Ni somos literatos, ni hacemos del escribir un negocio. La vista del fanatismo que, apoyado en la ignorancia, impera por completo en nuestros campos y pequeñas poblaciones, aun entre clases que se dicen educadas, es la que nos ha inspirado estas páginas.
El atraso en que España se halla en materias religiosas es tal, que personas que comparten nuestras opiniones sobre este particular, se asustan ante la idea de que ayudemos a abrir los ojos a nuestro engañado pueblo. ¡Hasta este punto está viciada la atmósfera de nuestra patria por el humo de los incensarios!
Unos nos preguntan si, enseñándoles la verdad serán los hombres más felices. Desde luego afirmamos que serán menos infelices cuanto menos causas de infidelidad tengan, y el imaginario infierno de la Iglesia, por mal nombre llamada cristiana, es una de ellas.
Otros nos arguyen que, si destruimos la Iglesia la sociedad va a desquiciarse. ¿Desde cuando, replicaremos nosotros, los principios inmutables de la moral y la justicia son propiedad exclusiva de la Religión de Roma, ni de ninguna otra? A los que esto nos digan, contestaremos con las propias palabras de Jesucristo: No he venido para destruir la ley, sino para que se cumpla (San Mateo, Cap. V, Vers. 17).
Sí, nosotros venimos igualmente a que se cumplan los mandamientos de Cristo. Con ellos encabezamos y ponemos fin a esta obra. Lejos de quererlos destruir, nuestro único objeto es el que todos los conozcan: grabarlos, si posible fuese, en el corazón de todos nuestros semejantes.
No falta quien nos aconseja, diciéndonos que lo único que ganaremos será el odio de los sacerdotes de ese fariseísmo que, disfrazado de religión, tanto se practica en nuestro país, quienes tratarán de hacernos todo el daño posible, pintándonos como un aborto del infierno, capaz de todos tos crímenes. Mientras a nuestras razones no opongan los ministros de la Iglesia otros argumentos que ésos, nos concretaremos a decir que jamás hemos visto un pillo a quien la policía no le pareciese muy mala.
Pocos españoles han vivido por muchos años en países extranjeros, como a nosotros nos ha sucedido; pocos pueden comprender la vergüenza, el dolor con que hemos visto tratar del atraso, de la barbarie de nuestra patria en cuestiones religiosas. ¡Cuántas veces hemos mentido, sosteniendo no ser cierto lo que demasiado sabíamos que lo era; lo que hoy, que estamos en familia, consideramos un deber el atacar!

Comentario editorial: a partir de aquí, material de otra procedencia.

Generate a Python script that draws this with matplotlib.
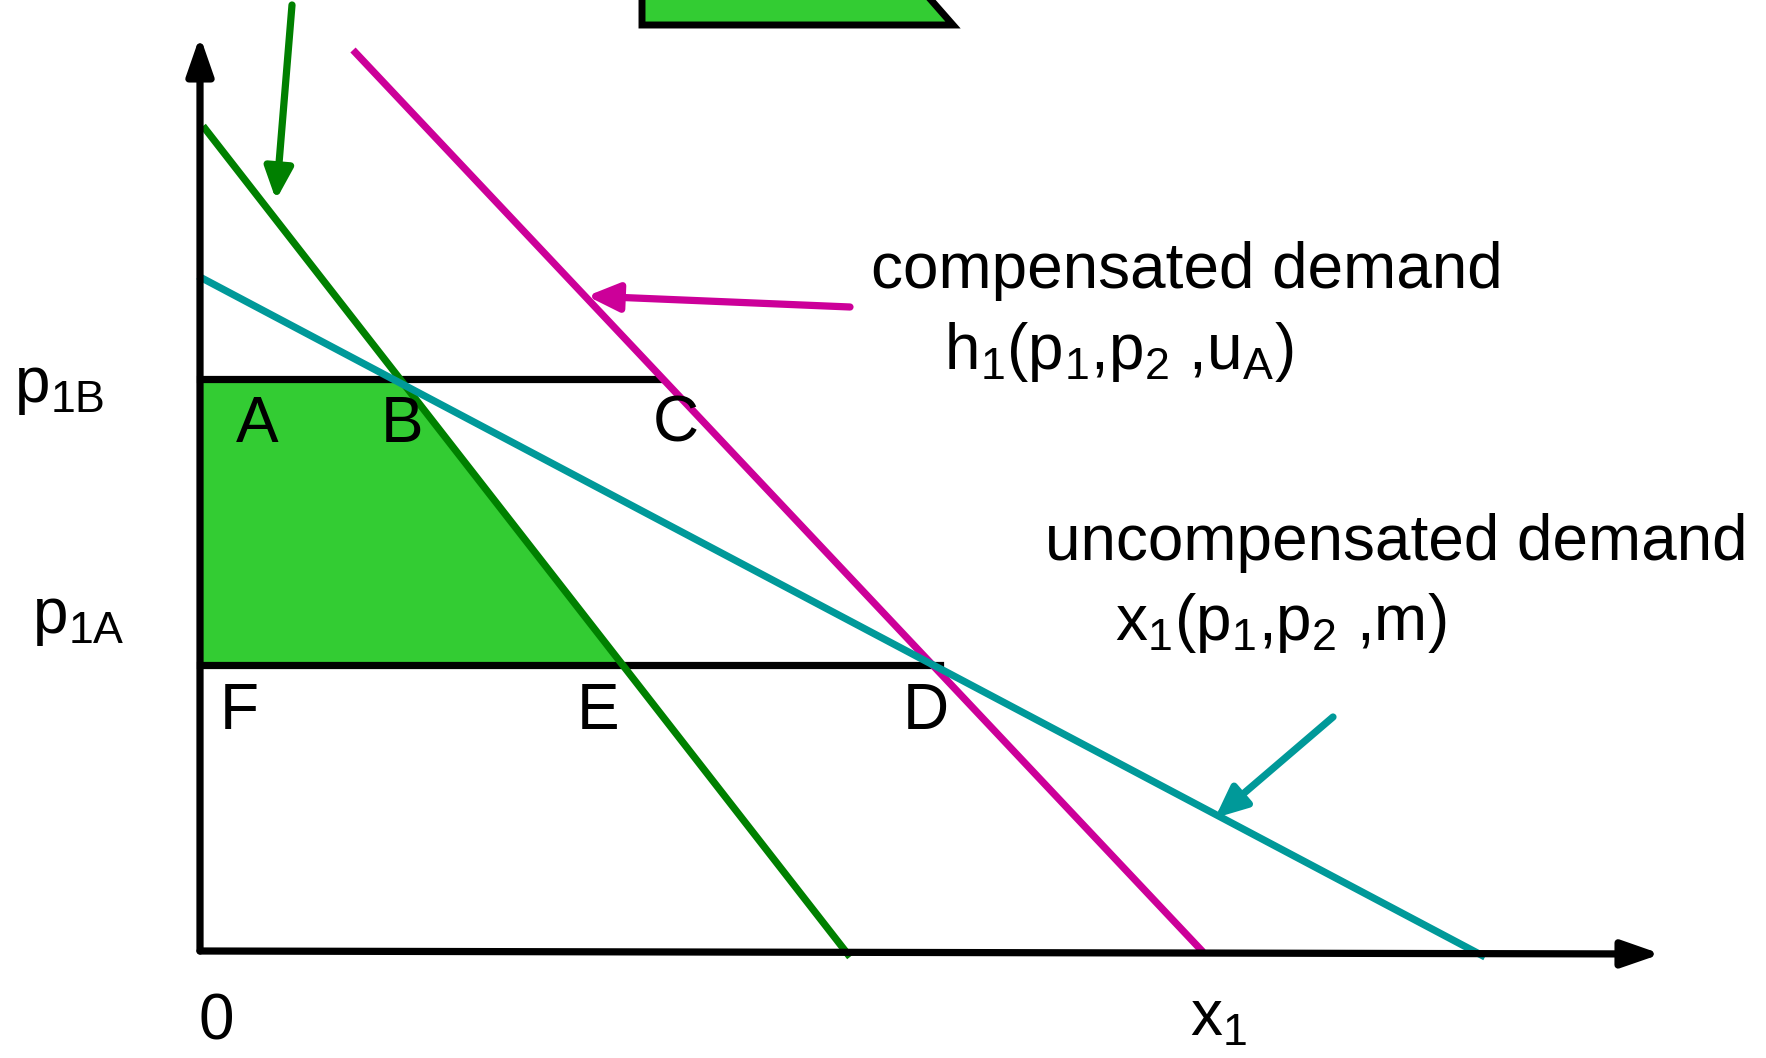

Además, la superstición no produce solamente el atraso intelectual y moral, sino también el material. Sin el fanatismo religioso que todavía nos domina, la segunda guerra carlista no habría sido posible. España no habría visto a sus hijos exterminarse por millares en una lucha continua de tres años, durante los cuales han sido azotados distritos enteros: lucha que en cualquier momento puede renovarse, porque mientras la causa exista, la paz no es paz, es una tregua.
El día que, despertando España a la verdad, se vea libre para siempre de la pesadilla de la Iglesia romana, los millones que anualmente sirven para mantener a sus inútiles maestros se emplearán en practicar la verdadera religión, en hacer obras de caridad, socorriendo las necesidades de nuestros pueblos.
Si fuésemos a extendemos todo lo que el asunto requiere, no sólo excederíamos los límites de un prólogo, sino que éste resultaría mayor que la obra misma. Con lo dicho basta, pues, para comprender hasta qué punto influye la superstición en el atraso moral y material de nuestro país.
Españoles somos y el colmo de nuestros deseos sería ver nuestra querida patria libre para siempre del fanatismo, que es una de las causas principales de su atraso. Si a este resultado logramos contribuir en algo con nuestra insignificancia, nos daremos por suficientemente recompensados por este pequeño trabajo.